Why are some millers worried about the delayed start?

This season, sugarcane grown over 8.32 lakh hectares is expected to be crushed, to produce 58.23 lakh tonnes of the sweetener. Sugar Commissioner Shekhar Gaikwad estimates that 161 mills will be operational and crush 570 lakh tonnes of the cane. Last season, 195 mills had taken season, crushing 952.60 lakh tonnes of cane and producing 107.1 lakh tonnes of sugar, the maximum amount of sugar produced in Maharashtra.

In Pune and its surrounding regions, however, millers and farmers are worried about the delayed start this season.

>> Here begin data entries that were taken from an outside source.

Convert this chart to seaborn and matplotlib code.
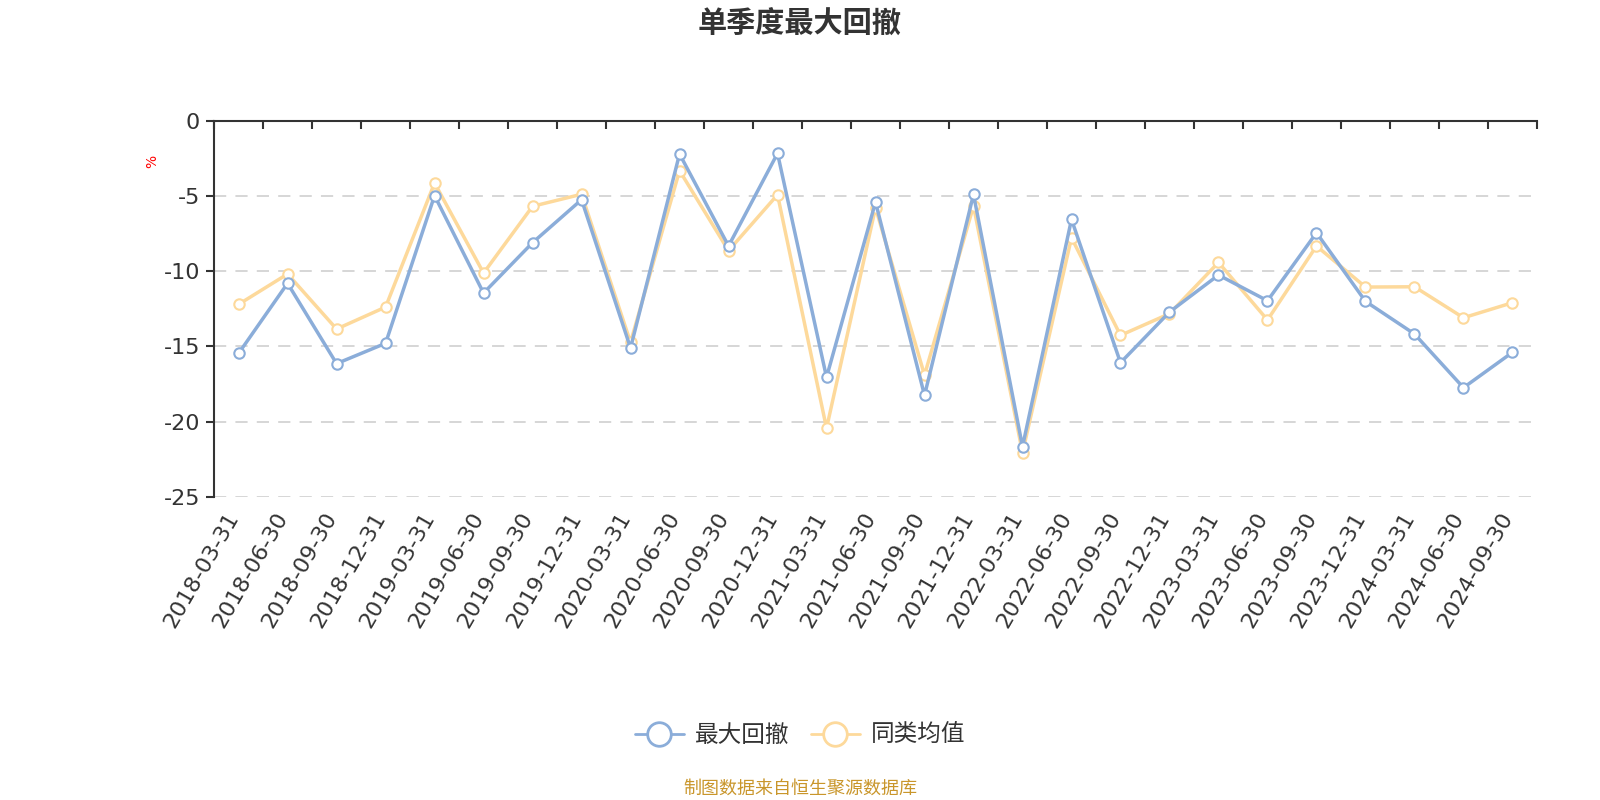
import numpy as np
import matplotlib
matplotlib.use('Agg')
from matplotlib import pyplot as plt
from matplotlib.lines import Line2D
from matplotlib.transforms import ScaledTranslation
import pandas as pd
import seaborn as sns

# quarterly max drawdown, fund vs peer average (%)
quarters = ["2018-03-31", "2018-06-30", "2018-09-30", "2018-12-31",
            "2019-03-31", "2019-06-30", "2019-09-30", "2019-12-31",
            "2020-03-31", "2020-06-30", "2020-09-30", "2020-12-31",
            "2021-03-31", "2021-06-30", "2021-09-30", "2021-12-31",
            "2022-03-31", "2022-06-30", "2022-09-30", "2022-12-31",
            "2023-03-31", "2023-06-30", "2023-09-30", "2023-12-31",
            "2024-03-31", "2024-06-30", "2024-09-30"]
max_drawdown = [-15.47, -10.81, -16.15, -14.80, -4.98, -11.46, -8.11, -5.25,
                -15.11, -2.21, -8.33, -2.17, -17.06, -5.41, -18.26, -4.90,
                -21.67, -6.56, -16.09, -12.72, -10.26, -11.97, -7.45, -12.01,
                -14.18, -17.75, -15.40]
peer_mean = [-12.21, -10.19, -13.85, -12.39, -4.14, -10.13, -5.69, -4.89,
             -14.74, -3.32, -8.64, -4.92, -20.45, -5.78, -16.91, -5.67,
             -22.07, -7.78, -14.27, -12.83, -9.42, -13.25, -8.33, -11.06,
             -11.04, -13.10, -12.10]
series_names = ["最大回撤", "同类均值"]
y_ticks = [0, -5, -10, -15, -20, -25]

blue = "#8badd9"
orange = "#fdd99b"
dark = "#333333"

sns.set_style("white")
plt.rcParams['font.family'] = ['DejaVu Sans', 'Noto Sans CJK SC']
plt.rcParams['axes.unicode_minus'] = False

df = pd.DataFrame({
    "quarter": quarters * 2,
    "value": max_drawdown + peer_mean,
    "series": [series_names[0]] * len(quarters) + [series_names[1]] * len(quarters),
})

fig = plt.figure(figsize=(16, 8), dpi=100)
ax = fig.add_axes([0.1338, 0.3791, 0.9606 - 0.1338, 0.8491 - 0.3791])

sns.lineplot(data=df, x="quarter", y="value", hue="series", sort=False,
             palette=[blue, orange], marker="o", markersize=7.5, linewidth=2.5,
             legend=False, ax=ax, zorder=3)
for line in ax.lines:
    line.set_markerfacecolor("white")
    line.set_markeredgecolor(line.get_color())
    line.set_markeredgewidth(1.5)
# blue drawn on top like the reference
ax.lines[0].set_zorder(4)

n = len(quarters)
ax.set_xlim(-0.5, n - 0.5)
ax.set_ylim(-25, 0)
ax.set_yticks(y_ticks)
ax.set_xlabel("")
ax.set_ylabel("")

ax.set_xticks(np.arange(n))
ax.set_xticks(np.arange(n + 1) - 0.5, minor=True)
ax.set_xticklabels(quarters, rotation=60, ha="right", va="center",
                   rotation_mode="anchor")
ax.tick_params(axis="x", which="major", bottom=False, top=False,
               labelbottom=True, labelsize=16, labelcolor=dark, pad=9)
ax.tick_params(axis="x", which="minor", bottom=False, top=True,
               direction="in", length=6, width=1.5, color=dark)
ax.tick_params(axis="y", which="major", left=True, direction="out",
               length=6, width=1.5, color=dark, labelsize=16,
               labelcolor=dark, pad=4)
shift = ScaledTranslation(-3.5 / 72, 0, fig.dpi_scale_trans)
for lab in ax.get_xticklabels():
    lab.set_transform(lab.get_transform() + shift)

for s in ["right", "bottom"]:
    ax.spines[s].set_visible(False)
for s in ["top", "left"]:
    ax.spines[s].set_color(dark)
    ax.spines[s].set_linewidth(1.5)
    ax.spines[s].set_zorder(5)

ax.yaxis.grid(True, linestyle=(0, (8, 6)), color="#cccccc", linewidth=1.1)
ax.xaxis.grid(False)
ax.set_axisbelow(True)

fig.text(0.5, 1 - 25 / 800, "单季度最大回撤", ha="center", va="center",
         fontsize=21, fontweight="bold", color=dark)
fig.text(0.095, 1 - 161 / 800, "%", ha="center", va="center", rotation=90,
         fontsize=10, color="red")
fig.text(0.5, 1 - 789 / 800, "制图数据来自恒生聚源数据库", ha="center",
         va="center", fontsize=13, color="#c9962b")

handles = [Line2D([], [], color=c, lw=2, marker="o", markersize=17,
                  markerfacecolor="white", markeredgewidth=2)
           for c in [blue, orange]]
fig.legend(handles, series_names, loc="center", bbox_to_anchor=(0.5, 0.081),
           ncol=2, frameon=False, fontsize=17, handlelength=2.1,
           handletextpad=0.45, columnspacing=0.9, labelcolor=dark)

plt.savefig("out.png", dpi=100)
plt.close()
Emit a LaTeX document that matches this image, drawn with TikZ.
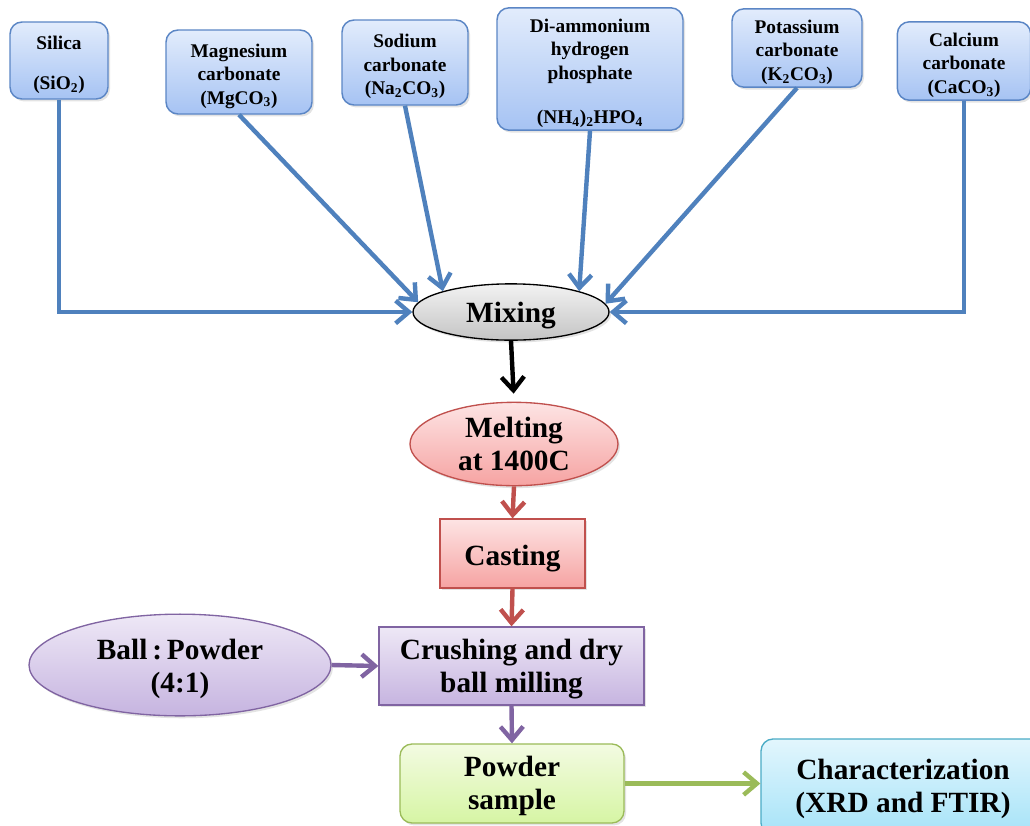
\documentclass[tikz,border=0pt]{standalone}
\usepackage{fontspec}
\setmainfont{Liberation Serif}
\usetikzlibrary{arrows.meta,shapes.geometric,shadows}
\newcommand\dnstrut[1]{\rule{0pt}{#1}}
\definecolor{bluLine}{HTML}{5B86C5}
\definecolor{bluTop}{HTML}{E2ECFC}
\definecolor{bluBot}{HTML}{A6C3F3}
\definecolor{arrBlue}{HTML}{4F81BD}
\definecolor{redLine}{HTML}{C0504D}
\definecolor{redTop}{HTML}{FDE4E4}
\definecolor{redBot}{HTML}{F6A3A2}
\definecolor{purLine}{HTML}{8064A2}
\definecolor{purTop}{HTML}{EEE8F6}
\definecolor{purBot}{HTML}{C6B4E0}
\definecolor{grnLine}{HTML}{9BBB59}
\definecolor{grnTop}{HTML}{F3FBE2}
\definecolor{grnBot}{HTML}{D6F5A4}
\definecolor{cyaLine}{HTML}{4BACC6}
\definecolor{cyaTop}{HTML}{E2F6FD}
\definecolor{cyaBot}{HTML}{A6E3F8}
\definecolor{gryTop}{HTML}{F2F2F2}
\definecolor{gryBot}{HTML}{C4C4C4}
\tikzset{
  shad/.style={drop shadow={opacity=0.22,shadow xshift=1.5pt,shadow yshift=-1.8pt}},
  topbox/.style={draw=bluLine, line width=1.1pt, rounded corners=9pt, top color=bluTop, bottom color=bluBot,
    align=center, inner sep=2pt, font=\fontsize{14.5}{17.6}\selectfont\bfseries, shad},
  bigtext/.style={align=center, inner sep=2pt, font=\fontsize{22}{24.75}\selectfont\bfseries},
  tip/.style={-{Straight Barb[length=10pt,width=17pt]}},
  barrow/.style={draw=arrBlue, line width=3.3pt, tip},
  karrow/.style={draw=black, line width=3.3pt, tip},
  rarrow/.style={draw=redLine, line width=3.3pt, tip},
  parrow/.style={draw=purLine, line width=3.3pt, tip},
  garrow/.style={draw=grnLine, line width=3.3pt, tip},
}
\begin{document}
\begin{tikzpicture}[x=0.75pt,y=-0.75pt]
\useasboundingbox (0,0) rectangle (1030,825);
\fill[white] (0,0) rectangle (1030,825);
\clip (0,0) rectangle (1030,825);

% top material boxes
\node[topbox, minimum width=73.5pt, minimum height=57.75pt] (silica) at (59,60.5)
  {\dnstrut{16.5pt}Silica\\[13pt](SiO\textsubscript{2})};
\node[topbox, minimum width=109.5pt, minimum height=63pt] (mg) at (239,72)
  {\dnstrut{16pt}Magnesium\\carbonate\\(MgCO\textsubscript{3})};
\node[topbox, minimum width=94.5pt, minimum height=63.75pt] (na) at (405,62.5)
  {\dnstrut{16pt}Sodium\\carbonate\\(Na\textsubscript{2}CO\textsubscript{3})};
\node[topbox, minimum width=139.5pt, minimum height=88.5pt] (dap) at (590,69)
  {\dnstrut{16.5pt}Di-ammonium\\hydrogen\\phosphate\\[15.4pt](NH\textsubscript{4})\textsubscript{2}HPO\textsubscript{4}};
\node[topbox, minimum width=97.5pt, minimum height=57pt] (k) at (797,48)
  {\dnstrut{16.5pt}Potassium\\carbonate\\(K\textsubscript{2}CO\textsubscript{3})};
\node[topbox, minimum width=100pt, minimum height=57pt] (ca) at (964,61)
  {\dnstrut{16.5pt}Calcium\\carbonate\\(CaCO\textsubscript{3})};

% process nodes
\node[ellipse, draw=black, line width=1pt, top color=gryTop, bottom color=gryBot, shad,
  minimum width=147pt, minimum height=41.5pt, inner sep=0pt, bigtext] (mixing) at (511,312) {\dnstrut{21pt}Mixing};
\node[ellipse, draw=redLine, line width=1pt, top color=redTop, bottom color=redBot, shad,
  minimum width=156pt, minimum height=51pt, inner sep=0pt, bigtext] (melting) at (514,444) {Melting\\at 1400C};
\node[rectangle, draw=redLine, line width=1pt, top color=redTop, bottom color=redBot, shad,
  minimum width=108.75pt, minimum height=51.75pt, bigtext] (casting) at (512.5,553.5) {\dnstrut{23pt}Casting};
\node[rectangle, draw=purLine, line width=1pt, top color=purTop, bottom color=purBot, shad,
  minimum width=198.75pt, minimum height=58.5pt, bigtext] (crushing) at (511.5,666) {\dnstrut{20.5pt}Crushing and dry\\ball milling};
\node[ellipse, draw=purLine, line width=1pt, top color=purTop, bottom color=purBot, shad,
  minimum width=226.5pt, minimum height=72pt, inner sep=0pt, bigtext] (ball) at (180,665) {\dnstrut{20.5pt}Ball\,:\,Powder\\(4:1)};
\node[rectangle, rounded corners=9pt, draw=grnLine, line width=1pt, top color=grnTop, bottom color=grnBot, shad,
  minimum width=168pt, minimum height=59.25pt, bigtext] (powder) at (512,783.5) {\dnstrut{19.5pt}Powder\\sample};
\node[rectangle, rounded corners=9pt, draw=cyaLine, line width=1pt, top color=cyaTop, bottom color=cyaBot, shad,
  minimum width=213pt, minimum height=72pt, bigtext] (char) at (903,787) {\dnstrut{17.5pt}Characterization\\(XRD and FTIR)};

% blue connectors
\draw[barrow] (silica.south) |- (mixing.west);
\draw[barrow] (mg.south) -- (mixing.174.5);
\draw[barrow] (na.south) -- (mixing.163);
\draw[barrow] (dap.south) -- (mixing.17);
\draw[barrow] (k.south) -- (mixing.5);
\draw[barrow] (ca.south) |- (mixing.east);

% process flow
\draw[karrow, shorten >=6pt] (mixing.south) -- (melting.north);
\draw[rarrow] (melting.south) -- (casting.north);
\draw[rarrow] (casting.south) -- (crushing.north);
\draw[parrow] (ball.east) -- (crushing.west);
\draw[parrow] (crushing.south) -- (powder.north);
\draw[garrow] (powder.east) -- (powder.east -| char.west);
\end{tikzpicture}
\end{document}
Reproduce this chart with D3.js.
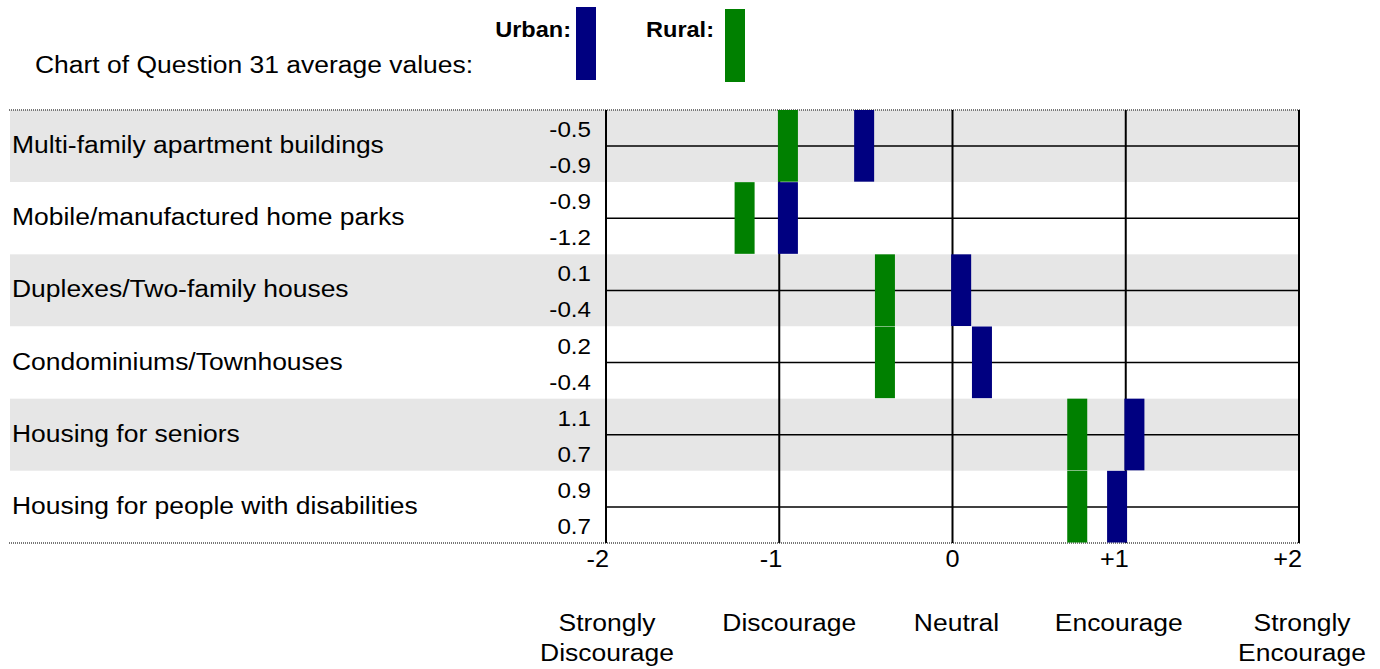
<!DOCTYPE html>
<html>
<head>
<meta charset="utf-8">
<script src="https://cdn.jsdelivr.net/npm/d3@7"></script>
<style>
  html, body { margin: 0; padding: 0; background: #fff; }
  svg { display: block; }
  text { font-family: "Liberation Sans", Arial, sans-serif; fill: #000; }
</style>
</head>
<body>
<svg id="chart" width="1380" height="669"></svg>
<script>
// ---- data ----
const categories = [
  "Multi-family apartment buildings",
  "Mobile/manufactured home parks",
  "Duplexes/Two-family houses",
  "Condominiums/Townhouses",
  "Housing for seniors",
  "Housing for people with disabilities"
];
const urbanValues = [-0.51, -0.95, 0.05, 0.17, 1.05, 0.95];
const ruralValues = [-0.95, -1.2, -0.39, -0.39, 0.72, 0.72];
const urbanLabels = ["-0.5", "-0.9", "0.1", "0.2", "1.1", "0.9"];
const ruralLabels = ["-0.9", "-1.2", "-0.4", "-0.4", "0.7", "0.7"];
const tickValues = [-2, -1, 0, 1, 2];
const tickLabels = ["-2", "-1", "0", "+1", "+2"];
const scaleLabels = [["Strongly", "Discourage"], ["Discourage"], ["Neutral"], ["Encourage"], ["Strongly", "Encourage"]];
const seriesNames = ["Urban:", "Rural:"];
const title = "Chart of Question 31 average values:";

// ---- layout ----
const svg = d3.select("#chart");
const URBAN = "#000080", RURAL = "#008000", GRAY = "#e6e6e6";
const SX = 1.08; // horizontal text stretch
const x = d3.scaleLinear().domain([-2, 2]).range([606, 1299]);
const y = d3.scaleBand().domain(categories).range([110, 543]);
const bw = y.bandwidth();
const barW = 20;

function txt(g, xp, yp, s, opts) {
  opts = opts || {};
  return g.append("text")
    .attr("transform", `translate(${xp},${yp}) scale(${SX},1)`)
    .attr("text-anchor", opts.anchor || "start")
    .style("font-size", (opts.size || 24.5) + "px")
    .style("font-weight", opts.bold ? "bold" : "normal")
    .text(s);
}

// title and legend
txt(svg, 35, 73, title, {size: 24.5});
const legendX = [571, 714];
const boxX = [576, 725];
const boxY = [7, 9];
[URBAN, RURAL].forEach((c, i) => {
  txt(svg, legendX[i], 37, seriesNames[i], {anchor: "end", bold: true, size: 21.8});
  svg.append("rect").attr("x", boxX[i]).attr("y", boxY[i])
    .attr("width", barW).attr("height", 73).attr("fill", c);
});

// row backgrounds
svg.selectAll("rect.row").data(categories).enter().append("rect")
  .attr("class", "row")
  .attr("x", 10).attr("width", x(2) + 1 - 10)
  .attr("y", d => y(d)).attr("height", bw)
  .attr("fill", (d, i) => i % 2 === 0 ? GRAY : "#fff");

// top / bottom dotted borders
[y.range()[0], y.range()[1]].forEach(yy => {
  svg.append("line").attr("x1", 9).attr("x2", x(2) + 1)
    .attr("y1", yy).attr("y2", yy)
    .attr("stroke", "#777").attr("stroke-width", 2)
    .attr("stroke-dasharray", "1,1");
});

// mid-row lines
svg.selectAll("line.mid").data(categories).enter().append("line")
  .attr("x1", x(-2)).attr("x2", x(2) + 1)
  .attr("y1", d => y(d) + bw / 2).attr("y2", d => y(d) + bw / 2)
  .attr("stroke", "#000").attr("stroke-width", 1.5);

// vertical grid lines
svg.selectAll("line.grid").data(tickValues).enter().append("line")
  .attr("x1", d => x(d)).attr("x2", d => x(d))
  .attr("y1", y.range()[0]).attr("y2", y.range()[1])
  .attr("stroke", "#000").attr("stroke-width", 2);

// bars
svg.selectAll("rect.rural").data(categories).enter().append("rect")
  .attr("x", (d, i) => x(ruralValues[i]) - barW / 2).attr("width", barW)
  .attr("y", d => y(d)).attr("height", bw - 0.5)
  .attr("fill", RURAL);
svg.selectAll("rect.urban").data(categories).enter().append("rect")
  .attr("x", (d, i) => x(urbanValues[i]) - barW / 2).attr("width", barW)
  .attr("y", d => y(d)).attr("height", bw - 0.5)
  .attr("fill", URBAN);

// category labels and value labels
categories.forEach((c, i) => {
  txt(svg, 12, y(c) + bw / 2 + 7, c, {size: 24.5});
  txt(svg, 591, y(c) + 27, urbanLabels[i], {anchor: "end", size: 22.4});
  txt(svg, 591, y(c) + 63, ruralLabels[i], {anchor: "end", size: 22.4});
});

// tick labels
tickValues.forEach((t, i) => {
  if (t === 0) txt(svg, x(t), 567, tickLabels[i], {anchor: "middle", size: 23.4});
  else txt(svg, x(t) + 3, 567, tickLabels[i], {anchor: "end", size: 23.4});
});

// scale descriptions
const nudge = [1, 10, 4, -7, 3];
scaleLabels.forEach((lines, i) => {
  lines.forEach((l, j) => {
    txt(svg, x(tickValues[i]) + nudge[i], 631 + j * 30, l, {anchor: "middle", size: 24.5});
  });
});
</script>
</body>
</html>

Unlike other parts of the state, mills in these regions have seen normal production of cane, unaffected by rain. Most of the adsali (cane planted in June-July and harvested after 18 months) and the pre-seasonal (cane planted in November-December and harvested after 14 months) crops are about to be ready for harvest. A delayed harvest would result in the cane losing both its weight and sugar content.

Similarly, the ratoon crop, or crop grown from stubble of previous crop, is over 14 months old and requires early harvest. Millers from these areas have urged the state administration to start the crushing season soon.

Why have some millers welcomed the delayed start?

Millers in the sugar bowl of Sangli-Kolhapur as well as those in Marathwada have welcomed a slightly delayed start to the season. Incessant rain had lashed Sangli and Kolhapur districts in August, damaging an estimated 2.16 lakh hectares of cane area. Nearly 65,000-70,000 hectares saw complete crop loss while the rest of the crop was partially damaged and needs some time to recover from the stress.

Heavy rain in October has further led to waterlogging of cane fields, making an early harvest impossible. Across the sugar bowl, farmers have pointed out that there was no ‘October heat’- the phenomenon of warm sunny days and a dip in temperature at night — this year. October heat is conducive for both growth in sugar content and increased weight of cane.

The sunny and dry phase in November has, however, allowed for some recovery in sugar content. A delayed start to the season will allow more time to the cane crop in Marathwada to recover from moisture stress.

It is estimated that Maharashtra’s sugar season may be shortened by 100 days due to lower availability of cane.

What is the final start date?

Speaking to The Indian Express, Sugar Commissioner Gaikwad said his office has forwarded a proposal to start the crushing season on November 25. The governor is expected to chair a meeting of industry and commissionerate representatives on November 19, when the plan is likely to get a formal approval.